I’m an MS Specialist Nurse, and now also head up the training and distributorship of APS Therapy in the UK. This blog has grown from my regular slot in the Bedford MS Therapy Centre newsletter, where was the MS specialist nurse, 3 days a week, for 15 years. ( I needed more space!) I now work for the NHS full time in Bedfordshire as a community MS Specialist Nurse.

The aim of this blog is not to provide information about MS – there’s already great stuff available, ( I’ll post links to the best sites) – or to be first with the news, or to tell you things that you can find out about easily elsewhere.

It’s just a place to share things that I have found good, useful, or positive, or am excited about for MS, that you may not already have heard of!
A bit about me:

I qualified as an RGN in 1993, specialised in neurological rehabilitation in 1998, qualified as an MS Specialist nurse in 2003, and took a post as an MS Nurse in 2004.

Along the way I have also been developing my holistic health understanding, qualifying in several holistic therapies, including stress reduction and biofeedback techniques, and furthering my understanding of diet and nutrition. A couple of these therapies I integrate into my MS Nursing – HeartMath, Bach flower, and my interest in natural health.  Since introducing and researching the effects of APS Therapy at the Bedford MS Therapy Centre, I have also learned about and trained in APS Therapy, taking on distributorship for the UK in February 2014.

I love my MS nursing, and am happy to use and recommend all the usual pharmaceutical or medical treatments that you would expect. I believe there’s a place for both types of treatment. I do feel especially lucky  in my role at the MS Therapy Centre, Bedford,  as I’m supported  to constantly learn and practice whatever I safely can to help people with MS optimise their health, from both a conventional and a more natural perspective.

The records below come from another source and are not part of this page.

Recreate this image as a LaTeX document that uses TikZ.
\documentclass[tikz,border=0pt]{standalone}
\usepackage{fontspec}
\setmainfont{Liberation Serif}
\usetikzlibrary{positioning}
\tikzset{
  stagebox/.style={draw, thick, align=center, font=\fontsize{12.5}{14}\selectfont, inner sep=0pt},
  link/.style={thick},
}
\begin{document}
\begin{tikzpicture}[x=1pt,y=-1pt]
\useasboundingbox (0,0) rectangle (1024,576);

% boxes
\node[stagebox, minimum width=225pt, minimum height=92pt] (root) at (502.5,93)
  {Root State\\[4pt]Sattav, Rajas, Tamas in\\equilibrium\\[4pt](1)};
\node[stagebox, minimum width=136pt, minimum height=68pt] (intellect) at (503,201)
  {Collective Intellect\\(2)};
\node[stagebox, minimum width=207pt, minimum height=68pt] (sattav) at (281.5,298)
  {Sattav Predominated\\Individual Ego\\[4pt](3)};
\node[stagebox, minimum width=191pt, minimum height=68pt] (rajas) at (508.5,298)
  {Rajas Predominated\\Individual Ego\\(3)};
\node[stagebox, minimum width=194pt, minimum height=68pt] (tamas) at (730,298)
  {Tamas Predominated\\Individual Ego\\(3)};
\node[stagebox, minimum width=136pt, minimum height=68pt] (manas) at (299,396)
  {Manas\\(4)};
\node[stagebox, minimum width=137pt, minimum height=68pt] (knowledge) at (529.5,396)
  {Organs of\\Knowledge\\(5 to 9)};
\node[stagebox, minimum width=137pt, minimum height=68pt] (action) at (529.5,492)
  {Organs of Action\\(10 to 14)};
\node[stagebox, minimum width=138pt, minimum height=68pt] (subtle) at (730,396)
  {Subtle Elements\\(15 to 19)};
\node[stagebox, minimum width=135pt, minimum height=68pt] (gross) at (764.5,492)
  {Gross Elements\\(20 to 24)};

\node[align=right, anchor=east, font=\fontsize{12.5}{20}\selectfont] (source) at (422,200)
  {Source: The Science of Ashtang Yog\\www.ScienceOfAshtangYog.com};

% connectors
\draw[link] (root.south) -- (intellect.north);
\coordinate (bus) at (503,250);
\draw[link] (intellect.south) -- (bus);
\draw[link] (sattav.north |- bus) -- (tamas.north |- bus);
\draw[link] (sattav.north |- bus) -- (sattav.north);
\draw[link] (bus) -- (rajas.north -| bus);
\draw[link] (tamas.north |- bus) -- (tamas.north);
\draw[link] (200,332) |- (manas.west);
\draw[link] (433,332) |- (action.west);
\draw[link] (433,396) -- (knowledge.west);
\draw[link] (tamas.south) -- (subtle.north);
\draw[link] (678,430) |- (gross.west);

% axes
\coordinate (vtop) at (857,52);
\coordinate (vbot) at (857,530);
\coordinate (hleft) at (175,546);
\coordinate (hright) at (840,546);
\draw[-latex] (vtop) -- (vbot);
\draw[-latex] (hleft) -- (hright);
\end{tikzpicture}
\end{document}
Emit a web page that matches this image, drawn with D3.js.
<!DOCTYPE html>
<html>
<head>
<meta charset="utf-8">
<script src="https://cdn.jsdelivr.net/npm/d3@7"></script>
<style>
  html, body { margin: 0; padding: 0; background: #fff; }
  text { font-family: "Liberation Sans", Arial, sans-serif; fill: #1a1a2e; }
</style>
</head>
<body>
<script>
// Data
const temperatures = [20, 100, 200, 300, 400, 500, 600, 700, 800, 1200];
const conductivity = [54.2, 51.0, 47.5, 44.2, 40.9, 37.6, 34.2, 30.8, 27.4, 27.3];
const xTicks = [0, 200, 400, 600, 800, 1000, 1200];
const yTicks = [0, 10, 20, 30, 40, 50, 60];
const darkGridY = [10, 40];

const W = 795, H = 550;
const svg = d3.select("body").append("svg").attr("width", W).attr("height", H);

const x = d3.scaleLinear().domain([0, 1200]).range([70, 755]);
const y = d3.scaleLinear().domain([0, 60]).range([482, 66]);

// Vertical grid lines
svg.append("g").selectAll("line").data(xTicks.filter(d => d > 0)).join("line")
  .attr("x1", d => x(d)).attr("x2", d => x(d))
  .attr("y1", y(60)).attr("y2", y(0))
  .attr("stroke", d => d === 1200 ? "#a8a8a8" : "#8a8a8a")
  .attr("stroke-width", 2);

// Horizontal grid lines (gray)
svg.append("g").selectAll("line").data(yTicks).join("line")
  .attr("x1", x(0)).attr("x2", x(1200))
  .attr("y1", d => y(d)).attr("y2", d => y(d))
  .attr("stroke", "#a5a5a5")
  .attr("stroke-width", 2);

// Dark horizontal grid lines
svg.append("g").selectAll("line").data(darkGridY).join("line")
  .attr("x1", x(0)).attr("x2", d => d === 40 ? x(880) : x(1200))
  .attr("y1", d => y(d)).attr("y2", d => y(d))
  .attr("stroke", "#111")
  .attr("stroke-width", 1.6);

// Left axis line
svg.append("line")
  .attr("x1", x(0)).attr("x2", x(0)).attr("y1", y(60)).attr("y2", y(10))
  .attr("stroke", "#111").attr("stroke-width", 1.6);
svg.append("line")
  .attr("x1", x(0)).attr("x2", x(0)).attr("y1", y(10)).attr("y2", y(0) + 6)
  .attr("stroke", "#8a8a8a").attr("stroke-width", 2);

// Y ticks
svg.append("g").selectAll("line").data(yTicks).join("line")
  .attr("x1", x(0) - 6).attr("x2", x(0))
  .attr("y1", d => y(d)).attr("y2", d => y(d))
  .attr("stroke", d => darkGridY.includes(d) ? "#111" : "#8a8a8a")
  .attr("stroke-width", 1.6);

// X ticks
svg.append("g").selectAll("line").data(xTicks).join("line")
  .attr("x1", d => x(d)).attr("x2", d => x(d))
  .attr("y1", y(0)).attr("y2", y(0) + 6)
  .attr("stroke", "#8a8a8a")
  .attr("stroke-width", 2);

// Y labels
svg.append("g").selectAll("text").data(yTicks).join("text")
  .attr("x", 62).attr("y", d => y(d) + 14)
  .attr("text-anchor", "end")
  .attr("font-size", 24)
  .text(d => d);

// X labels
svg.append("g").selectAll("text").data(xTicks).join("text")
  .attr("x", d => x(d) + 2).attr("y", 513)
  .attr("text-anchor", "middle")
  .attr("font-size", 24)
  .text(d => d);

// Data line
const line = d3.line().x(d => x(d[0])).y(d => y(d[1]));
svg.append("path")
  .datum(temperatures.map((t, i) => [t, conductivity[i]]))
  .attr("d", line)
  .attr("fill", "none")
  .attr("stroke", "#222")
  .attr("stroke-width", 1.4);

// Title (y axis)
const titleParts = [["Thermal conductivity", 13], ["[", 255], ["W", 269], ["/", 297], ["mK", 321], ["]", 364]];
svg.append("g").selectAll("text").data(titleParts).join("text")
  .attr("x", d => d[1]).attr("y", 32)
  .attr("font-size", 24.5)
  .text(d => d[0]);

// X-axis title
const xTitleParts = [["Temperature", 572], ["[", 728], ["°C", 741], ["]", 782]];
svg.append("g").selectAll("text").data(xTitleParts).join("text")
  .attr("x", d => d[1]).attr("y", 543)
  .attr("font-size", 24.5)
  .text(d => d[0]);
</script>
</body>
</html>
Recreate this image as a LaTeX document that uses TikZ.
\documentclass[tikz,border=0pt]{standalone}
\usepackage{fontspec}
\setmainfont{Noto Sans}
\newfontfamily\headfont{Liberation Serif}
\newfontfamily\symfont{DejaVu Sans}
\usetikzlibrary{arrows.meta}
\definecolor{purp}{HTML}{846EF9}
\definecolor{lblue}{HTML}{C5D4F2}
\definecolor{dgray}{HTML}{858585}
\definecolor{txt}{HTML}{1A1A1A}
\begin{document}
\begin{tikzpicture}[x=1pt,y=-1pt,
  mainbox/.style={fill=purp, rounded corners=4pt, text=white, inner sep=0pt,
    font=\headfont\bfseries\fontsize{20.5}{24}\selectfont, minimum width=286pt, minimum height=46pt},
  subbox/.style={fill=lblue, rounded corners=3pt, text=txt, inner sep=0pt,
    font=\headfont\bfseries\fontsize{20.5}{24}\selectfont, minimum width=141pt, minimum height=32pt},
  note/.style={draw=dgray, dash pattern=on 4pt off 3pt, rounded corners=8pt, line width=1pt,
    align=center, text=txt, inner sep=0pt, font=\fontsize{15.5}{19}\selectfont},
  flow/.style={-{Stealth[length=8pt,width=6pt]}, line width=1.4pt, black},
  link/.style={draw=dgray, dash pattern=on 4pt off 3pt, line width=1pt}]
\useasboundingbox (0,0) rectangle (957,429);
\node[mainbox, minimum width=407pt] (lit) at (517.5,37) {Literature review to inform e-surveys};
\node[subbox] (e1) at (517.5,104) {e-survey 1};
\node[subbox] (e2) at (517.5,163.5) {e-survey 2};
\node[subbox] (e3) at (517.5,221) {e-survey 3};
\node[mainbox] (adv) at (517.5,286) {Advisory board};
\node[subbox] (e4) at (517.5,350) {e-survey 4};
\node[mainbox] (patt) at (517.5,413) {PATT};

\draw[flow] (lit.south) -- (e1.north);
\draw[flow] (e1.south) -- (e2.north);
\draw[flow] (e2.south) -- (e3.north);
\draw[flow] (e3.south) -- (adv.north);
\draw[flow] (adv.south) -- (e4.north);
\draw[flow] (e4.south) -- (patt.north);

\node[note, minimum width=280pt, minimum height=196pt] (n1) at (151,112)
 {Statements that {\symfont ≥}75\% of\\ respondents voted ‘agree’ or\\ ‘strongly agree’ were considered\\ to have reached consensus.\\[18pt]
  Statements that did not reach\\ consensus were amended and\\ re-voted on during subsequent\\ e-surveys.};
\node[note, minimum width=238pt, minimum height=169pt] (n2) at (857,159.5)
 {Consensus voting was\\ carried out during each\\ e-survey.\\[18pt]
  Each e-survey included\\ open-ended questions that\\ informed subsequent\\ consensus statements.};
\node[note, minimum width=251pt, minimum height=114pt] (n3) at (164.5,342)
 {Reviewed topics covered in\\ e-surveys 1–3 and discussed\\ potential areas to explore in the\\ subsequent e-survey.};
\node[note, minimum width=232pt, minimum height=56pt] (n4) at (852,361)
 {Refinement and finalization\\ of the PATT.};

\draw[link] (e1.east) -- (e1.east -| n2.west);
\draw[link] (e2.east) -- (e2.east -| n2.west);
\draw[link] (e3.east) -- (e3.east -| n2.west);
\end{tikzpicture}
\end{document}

In my MS nursing post, I also run teaching or training sessions for other healthcare professionals,  participate in small research projects, publish articles in MS specific magazines, and  constantly read, learn and think, about MS! I’ll try to post the useful stuff up here.

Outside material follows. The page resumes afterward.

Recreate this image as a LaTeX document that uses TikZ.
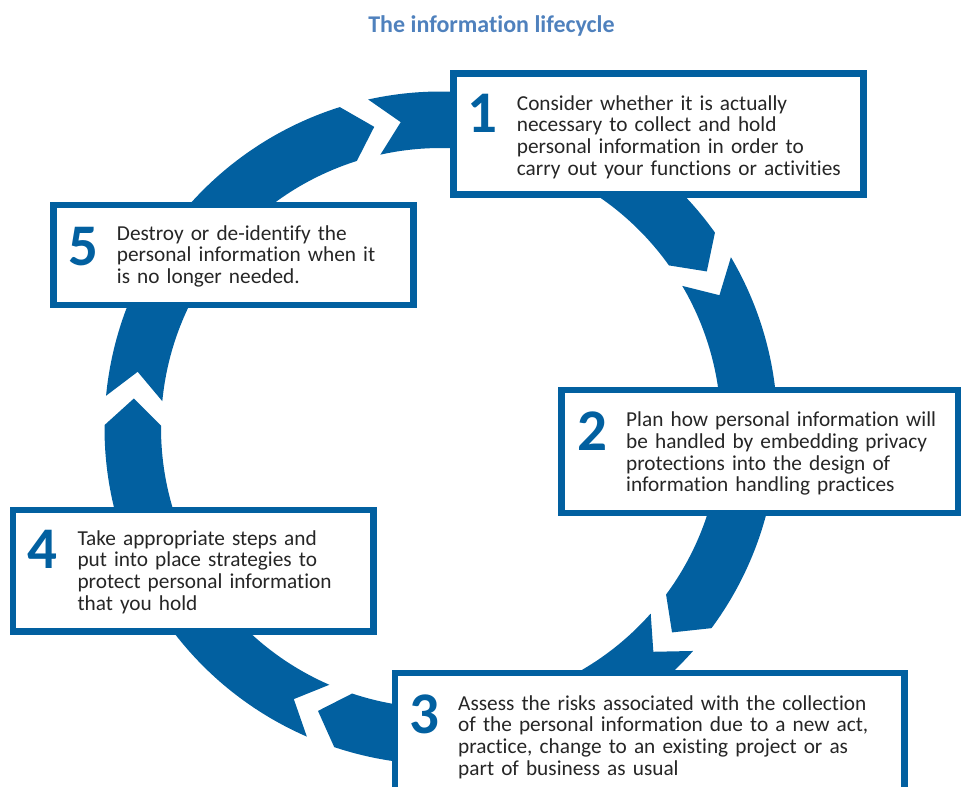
\documentclass[tikz,border=0pt]{standalone}
\usepackage{fontspec}
\setmainfont{Carlito}[Ligatures=NoCommon]
\definecolor{ringblue}{RGB}{2,96,160}
\definecolor{titleblue}{RGB}{79,129,189}
\definecolor{txt}{RGB}{38,38,38}
\begin{document}
\begin{tikzpicture}[x=1pt,y=-1pt,
  box/.style={draw=ringblue, line width=6.5pt, fill=white, inner sep=0pt},
  num/.style={font=\fontsize{59}{59}\selectfont\bfseries, text=ringblue, inner sep=0pt, anchor=base west},
  body/.style={font=\fontsize{21.3}{21.7}\selectfont, text=txt, inner sep=0pt, anchor=base west, align=left, text width=460pt},
  ringseg/.style={fill=ringblue}
]
\useasboundingbox (0,0) rectangle (961,787);
% ring of five arrows
\begin{scope}[shift={(441,428)}, x=1pt, y=1pt]
\foreach \k in {0,...,4} {
  \pgfmathsetmacro\angA{102.5-72*\k}
  \pgfmathsetmacro\angB{\angA-67}
  \pgfmathsetmacro\angT{\angA-72}
  \pgfmathsetmacro\angN{\angA-5}
  \fill[ringseg] (\angA:336.5pt) arc[start angle=\angA, end angle=\angB, radius=336.5pt]
    -- (\angT:308.5pt) -- (\angB:280pt)
    arc[start angle=\angB, end angle=\angA, radius=280pt]
    -- (\angN:308.5pt) -- cycle;
}
\end{scope}
% title
\node[font=\fontsize{24}{24}\selectfont\bfseries, text=titleblue, anchor=base, inner sep=0pt] (title) at (491.5,32) {The information lifecycle};
% boxes
\node[box, minimum width=410pt, minimum height=121pt] (box1) at (658.5,134) {};
\node[box, minimum width=360pt, minimum height=100pt] (box5) at (233.5,255) {};
\node[box, minimum width=396.5pt, minimum height=123pt] (box2) at (759.75,451.5) {};
\node[box, minimum width=360.5pt, minimum height=121.5pt] (box4) at (193.25,570.75) {};
\node[box, minimum width=509.5pt, minimum height=127pt] (box3) at (649.75,736.5) {};
% numbers
\node[num] (n1) at (467,132) {1};
\node[num] (n2) at (577,450) {2};
\node[num] (n3) at (409,733) {3};
\node[num] (n4) at (27,568) {4};
\node[num] (n5) at (68,265) {5};
% texts
\node[body] (t1) at (516.7,110) {Consider whether it is actually\\necessary to collect and hold\\personal information in order to\\carry out your functions or activities};
\node[body] (t2) at (626,426.7) {Plan how personal information will\\be handled by embedding privacy\\protections into the design of\\information handling practices};
\node[body] (t3) at (458,710) {Assess the risks associated with the collection\\of the personal information due to a new act,\\practice, change to an existing project or as\\part of business as usual};
\node[body] (t4) at (77.3,545) {Take appropriate steps and\\put into place strategies to\\protect personal information\\that you hold};
\node[body] (t5) at (116.7,240) {Destroy or de-identify the\\personal information when it\\is no longer needed.};
\end{tikzpicture}
\end{document}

I stay open minded, and explore any aspect of MS treatment that seems reasonable to me. I’m not an expert in any academic field, and none of my posts should be taken as medical advice; I share information for the sake of education.  Everybody should take responsibility for their own health and medical advice should come from your healthcare professionals.

I’m going to upload all my old ‘posts’ so you can see what I’ve been thinking/learning about over the last few years; the new stuff will go in both places.

16 thoughts on “About

  1. Hey Miranda, nice to see the Blog. Sorry to be picky but there is an error on your About Page. The dates don’t work out

    I qualified as an RGN in 1994, specialised in neurological rehabilitation in 1998, qualified as an MS Specialist nurse in 2003, and took a post as an MS Nurse in 1994.

    I guess the last date should read 2004.

    Good Luck with the Blog, I look forward to reading it.


  2. Hi Miranda,

    What is your Twitter handle?

    I have been digging through various blogs and so on, and I’m sure I found a connection that suggests we follow each other on Twitter. But now, I can’t find it.

    I have the Twitter user name @Gonzoid (Don’t ask why) and I would love for us to connect.

  3. Miranda I would really like to train to use APS therapy and learn more about this. I have tried three times to get in touch with you and have never had any response. Please would you try to contact me with training dates, fees etc. I live near Berkhamsted, Hertfordshire. My email address is alrshom@gmail.com
    Many thanks. Ann Lovatt

  4. Hi Miranda,
    Just found your blog. I am writing from the US. Wondering if you would write a post re your thoughts from a holistic perspective about MS heat sensitivity…what it is, why it is, when it happens, how it can affect people? What preventative measures and symptom management techniques etc would you suggest? Heat sensitivity can be a big thing not only because of the outdoor temps, for many other reasons as well…raise in temp due to exercise (something we are recommended to do), fever, even cooking-basically any raise in core body temp due to physical or emotional stressors! I have quite a bit of personal knowledge about MS heat sensitivity and approach my MS from a clinical, holistic point of view. After 28 years I have to say it’s been a great approach for me! Would love to hear your thoughts and share my views as well with your readers. There is help for this sometimes debilitating MS symptom that can definitely enhance an MS person’s and their family’s quality of life. BTW…great blog approach overall!

    • Hi Jil,
      so sorry for delay in response! I would be happy to discuss this further with you, perhpas by email? At the moment it is not very topical, as here in the UK we are in the grip of the ‘Beast from the east’ lol – a siberian arctic blast! But perhpas in summer? Hope to speak soon, All the best, Miranda

  5. Hi Miranda,

    This comment has nothing to do with the attached post. I need your help.

    I have had to ditch my old email addresses and I want to resubscribe to you email list. I value the superbly detailed insights you provide from time to time.